There's at least one possible problem in using roll film with your F2 that you need to keep in mind. Because the picture area is smaller than with sheet film, the focal lengths you will need for your lenses are correspondingly shorter. So, for example, while 150mm is the normal focal length for 4x5", you would need a 90mm lens to get the same field of view on 6x7cm. But the standard bellows that usually comes with an F2 is designed for 4x5", and may not compress enough to comfortably accommodate the shorter lenses needed for roll film. The good news is that because the Sinar system is modular, if necessary you can purchase a "bag bellows" or "wide angle bellows" that will allow the front and rear standards to move closer together and allow you to focus the shorter lenses and still have enough flexibility in the bellows to take advantage of camera movements.

The Calumet roll holder is not so well made as the Sinar, and some users have found problems with film flatness when attempting to use one for critical work. But if you can find one inexpensively it's a reasonable tool to start learning.

Good luck!

20-Jul-2008, 11:53

there are a lot of roll film backs out there, but I wouldn't bet they fit properly under the SINAR groundglas. They should work if you take off the ground glass frame and put them in instead - but that's annoying in my eyes. Try before you buy!
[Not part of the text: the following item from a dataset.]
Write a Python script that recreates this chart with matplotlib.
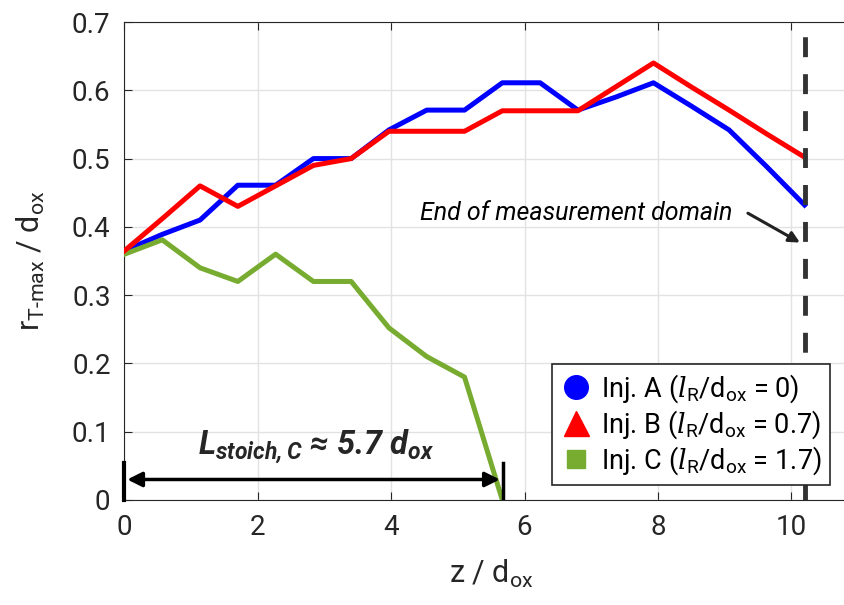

And you need a screen template to show you the outline of the exposed 6x7/6x9 area on the 5x4 ground glass, as you only use part of it. Cheapest solution: attach roll film holder with open darkslide to SINAR frame, look from lens side and mark outline of opening with thin edding.
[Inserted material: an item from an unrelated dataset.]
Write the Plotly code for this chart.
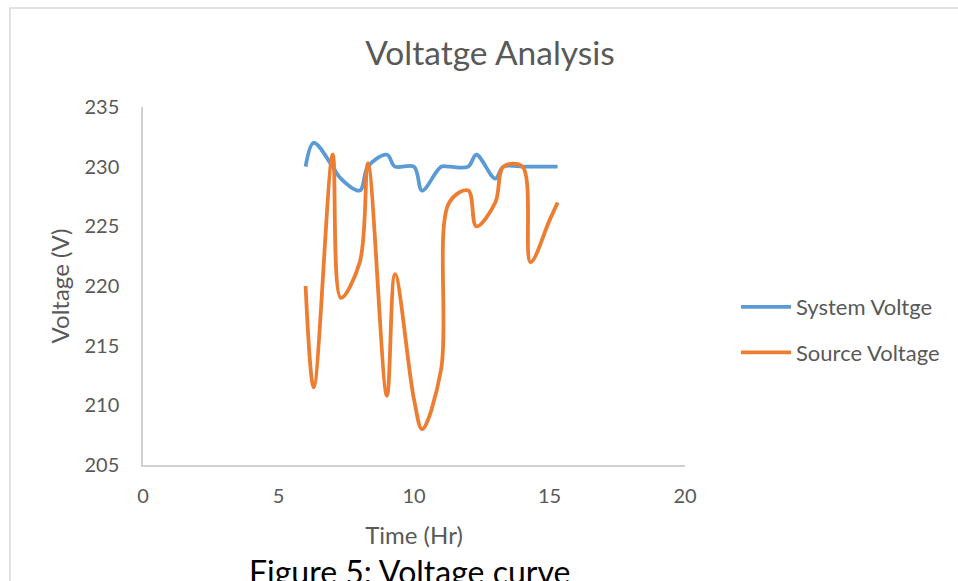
import plotly.graph_objects as go

# Time values (hh.mm written as decimals)
time_hr = [6.00, 6.30, 7.00, 7.30, 8.00, 8.30, 9.00, 9.30, 10.00, 10.30,
           11.00, 11.30, 12.00, 12.30, 13.00, 13.30, 14.00, 14.30, 15.00, 15.30]
system_voltage = [230, 232, 230, 229, 228, 230, 231, 230, 230, 228,
                  230, 230, 230, 231, 229, 230, 230, 230, 230, 230]
source_voltage = [220, 211.5, 231, 219, 222, 230.3, 210.8, 221, 210.5, 208,
                  213, 227, 228, 225, 227, 230, 230, 222, 225.5, 227]

x_ticks = [0, 5, 10, 15, 20]
y_ticks = [205, 210, 215, 220, 225, 230, 235]

FONT = "Lato"
GRAY = "#595959"
W, H = 958, 581
L, R, T, B = 143, 685, 107, 465
pw, ph = R - L, B - T

def px(xp):
    return (xp - L) / pw

def py(yp):
    return (B - yp) / ph

fig = go.Figure()
fig.add_trace(go.Scatter(x=time_hr, y=system_voltage, name="System Voltge",
                         mode="lines", line=dict(color="#5B9BD5", width=3.8, shape="spline", smoothing=1),
                         legendgroup="a"))
fig.add_trace(go.Scatter(x=time_hr, y=source_voltage, name="Source Voltage",
                         mode="lines", line=dict(color="#ED7D31", width=3.8, shape="spline", smoothing=1),
                         legendgroup="b"))

fig.update_layout(
    width=W, height=H,
    margin=dict(l=L, r=W - R, t=T, b=H - B),
    paper_bgcolor="white", plot_bgcolor="white",
    font=dict(family=FONT, color=GRAY, size=20),
    title=dict(text="Voltatge Analysis", x=490 / W, xanchor="center", xref="container",
               y=1 - 53 / H, yanchor="middle", yref="container",
               font=dict(family=FONT, size=33.5, color=GRAY)),
    xaxis=dict(range=[0, 20], tickvals=x_ticks, showgrid=False, zeroline=False,
               showline=True, linecolor="#d0d0d0", linewidth=1.5, ticks="",
               ticklabelstandoff=12, tickfont=dict(size=20, color=GRAY),
               title=dict(text="Time (Hr)", standoff=21, font=dict(size=24, color=GRAY))),
    yaxis=dict(range=[205, 235], tickvals=y_ticks, showgrid=False, zeroline=False,
               showline=True, linecolor="#d0d0d0", linewidth=1.5, ticks="",
               ticklabelstandoff=18, tickfont=dict(size=20, color=GRAY),
               title=dict(text="Voltage (V)", standoff=8, font=dict(size=24, color=GRAY))),
    legend=dict(x=px(736), xanchor="left", y=py(330), yanchor="middle",
                font=dict(size=22, color=GRAY), tracegroupgap=14,
                bgcolor="rgba(0,0,0,0)", itemwidth=50),
    showlegend=True,
)

fig.add_shape(type="rect", xref="paper", yref="paper",
              x0=px(10), x1=px(962), y0=py(8), y1=py(620),
              line=dict(color="#d9d9d9", width=1.5), fillcolor="rgba(0,0,0,0)", layer="below")

fig.add_annotation(text="Figure 5: Voltage curve", xref="paper", yref="paper",
                   x=px(409), y=py(550), xanchor="center", yanchor="top", showarrow=False,
                   font=dict(family=FONT, size=32, color="black"))

fig.write_html("out.html", config={"displayModeBar": False},
               post_script="document.body.style.margin='0';document.body.style.overflow='hidden';")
The standard bellows should be fine for 120 mm and longer, the 90 mm may work with small movements (I use the wide angle bellows for 90 mm). For 75mm you definitely need the wide angle bellows.

Concerning the digital camera: I use a Minolta Dynax D7 (analogue) for metering, as this camera offers a graphic that shows distribution of exposure. But you also may use a digital with the advantage of histograms. Just take care of your ISO settings !!!
In the field it's easy going, as long as bellows extension is nearly at infinity length. For close-ups (longer bellows extensions) I use cheat-sheets with f-stop correction I made for all my lenses. Results are fine, as I always take more than one exposure ("bracketing").
For slides on roll film I do 2 halfs of film, e.g. for 6x9 (8 exposures on film): 0; +1/2; -1/2; 0 on 2nd half of film in holder, exchange film, 0; +1/2; -1/2; 0 on new film. This way I want to be sure I get at least one pic if lab makes mistakes, one film gets lost or exposure is not optimal. For critical situations I even do two complete rolls ...
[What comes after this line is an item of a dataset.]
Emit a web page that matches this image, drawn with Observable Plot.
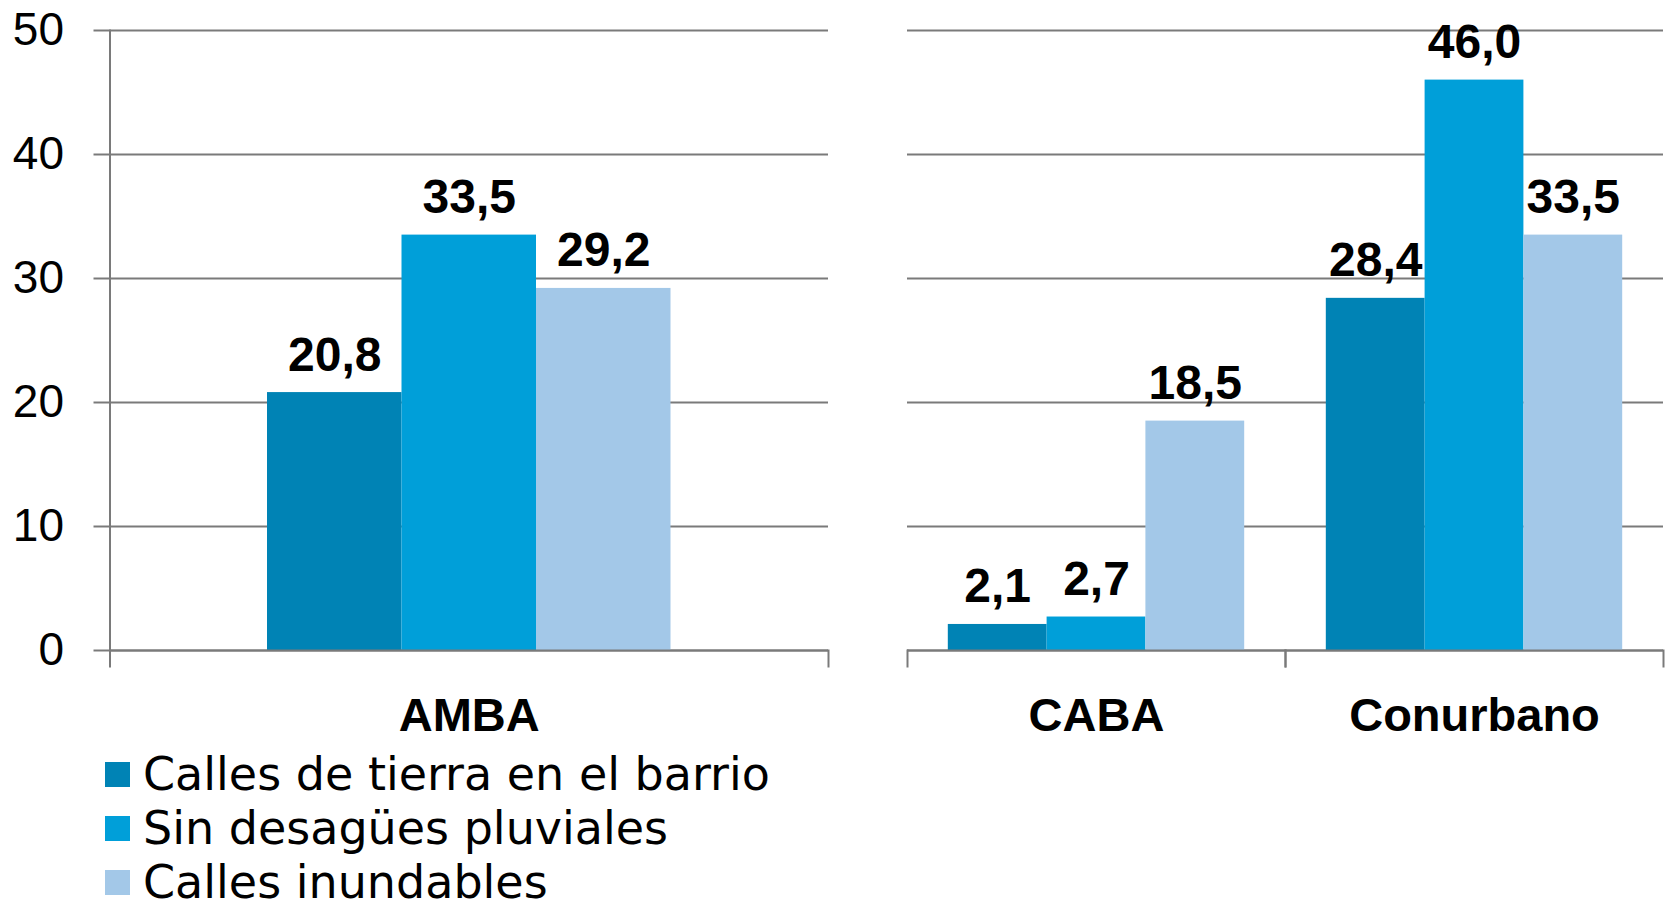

If you want to start on roll film, 240/250 mm is quite long (comparable 100-120mm on 135mm film). I understand you are enthusiastic and you want to start soon, but buying the wrong lens/equipment may disappoint you. Keep cool :cool: ;). LF always requires thinking first.



Frank Petronio
20-Jul-2008, 14:25
Ideally you would use a combination of light metering, experience, a Polaroid/Fuji Instant Film test, and shooting a DSLR at the same ISO/Shutter Speed/Aperture along side the large format camera. And for the most critical work and commercial jobs, using the Instant Film makes sense. But because Instant Film's cost has risen and the diversity of ISO and types has decreased, it looks like using Instant Film may be prohibitive for most "everyday" photographic situations. Which is a pity because only Instant Film tested the camera itself, and would show if their was a light leak or lens flare for example.

What most people who use a DSLR do is to simply shoot alongside, about as close as possible.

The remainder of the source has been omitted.